● Goal
Everything from the first line down to the line containing "from matplotlib.ticker import" is to be retyped exactly, both ends included, with pictures left out.

-------- Data lines --------

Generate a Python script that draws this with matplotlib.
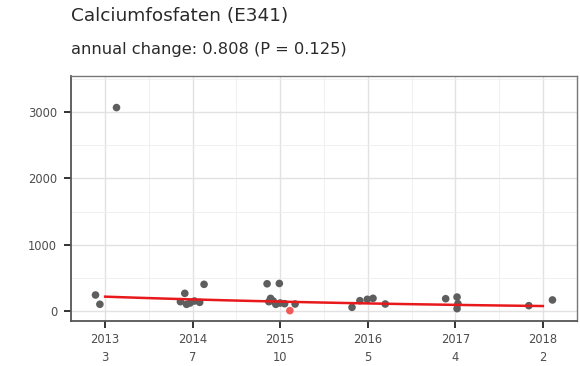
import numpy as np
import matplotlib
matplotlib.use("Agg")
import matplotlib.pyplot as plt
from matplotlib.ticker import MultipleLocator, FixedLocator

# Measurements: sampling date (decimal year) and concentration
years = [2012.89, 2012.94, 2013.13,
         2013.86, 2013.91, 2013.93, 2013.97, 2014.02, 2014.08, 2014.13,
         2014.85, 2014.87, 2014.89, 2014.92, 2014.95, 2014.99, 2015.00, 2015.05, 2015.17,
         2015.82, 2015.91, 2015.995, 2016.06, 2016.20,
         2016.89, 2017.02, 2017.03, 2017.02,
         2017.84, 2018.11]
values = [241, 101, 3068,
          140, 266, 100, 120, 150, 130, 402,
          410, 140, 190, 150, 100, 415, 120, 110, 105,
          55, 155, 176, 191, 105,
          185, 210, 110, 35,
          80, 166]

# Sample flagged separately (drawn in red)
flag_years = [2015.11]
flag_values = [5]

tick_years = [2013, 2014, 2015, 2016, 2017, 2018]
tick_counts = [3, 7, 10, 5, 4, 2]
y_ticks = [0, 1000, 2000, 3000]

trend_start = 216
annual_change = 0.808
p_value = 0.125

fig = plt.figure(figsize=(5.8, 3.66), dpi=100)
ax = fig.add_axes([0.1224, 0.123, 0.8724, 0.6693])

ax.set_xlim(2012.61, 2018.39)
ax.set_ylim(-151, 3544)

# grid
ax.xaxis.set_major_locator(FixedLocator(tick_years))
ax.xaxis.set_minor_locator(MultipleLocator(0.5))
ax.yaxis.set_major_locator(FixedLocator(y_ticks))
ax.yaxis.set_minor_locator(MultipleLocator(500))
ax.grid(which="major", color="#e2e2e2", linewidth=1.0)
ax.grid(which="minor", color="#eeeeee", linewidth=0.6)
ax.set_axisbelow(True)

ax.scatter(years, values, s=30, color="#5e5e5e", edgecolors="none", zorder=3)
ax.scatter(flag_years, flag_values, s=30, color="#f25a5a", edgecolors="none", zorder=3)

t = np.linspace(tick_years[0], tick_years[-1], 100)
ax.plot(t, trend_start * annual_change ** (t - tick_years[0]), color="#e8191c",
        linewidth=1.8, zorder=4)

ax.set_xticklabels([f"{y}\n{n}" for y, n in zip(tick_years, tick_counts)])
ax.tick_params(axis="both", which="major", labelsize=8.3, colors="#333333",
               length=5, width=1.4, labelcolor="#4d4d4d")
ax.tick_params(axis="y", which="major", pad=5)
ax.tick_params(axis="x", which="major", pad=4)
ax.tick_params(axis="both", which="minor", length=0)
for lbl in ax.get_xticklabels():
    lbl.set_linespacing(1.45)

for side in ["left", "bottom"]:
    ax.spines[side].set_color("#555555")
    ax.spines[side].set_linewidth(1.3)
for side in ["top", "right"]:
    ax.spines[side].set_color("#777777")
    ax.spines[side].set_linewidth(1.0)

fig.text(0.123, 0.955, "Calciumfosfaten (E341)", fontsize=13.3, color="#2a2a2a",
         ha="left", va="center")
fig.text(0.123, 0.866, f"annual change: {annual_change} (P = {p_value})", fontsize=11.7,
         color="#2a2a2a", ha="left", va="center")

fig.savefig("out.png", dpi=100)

--------

● Answer to the problem
Generate a Python script that draws this with matplotlib.
import numpy as np
import matplotlib
matplotlib.use("Agg")
import matplotlib.pyplot as plt
from matplotlib.ticker import MultipleLocator, FixedLocator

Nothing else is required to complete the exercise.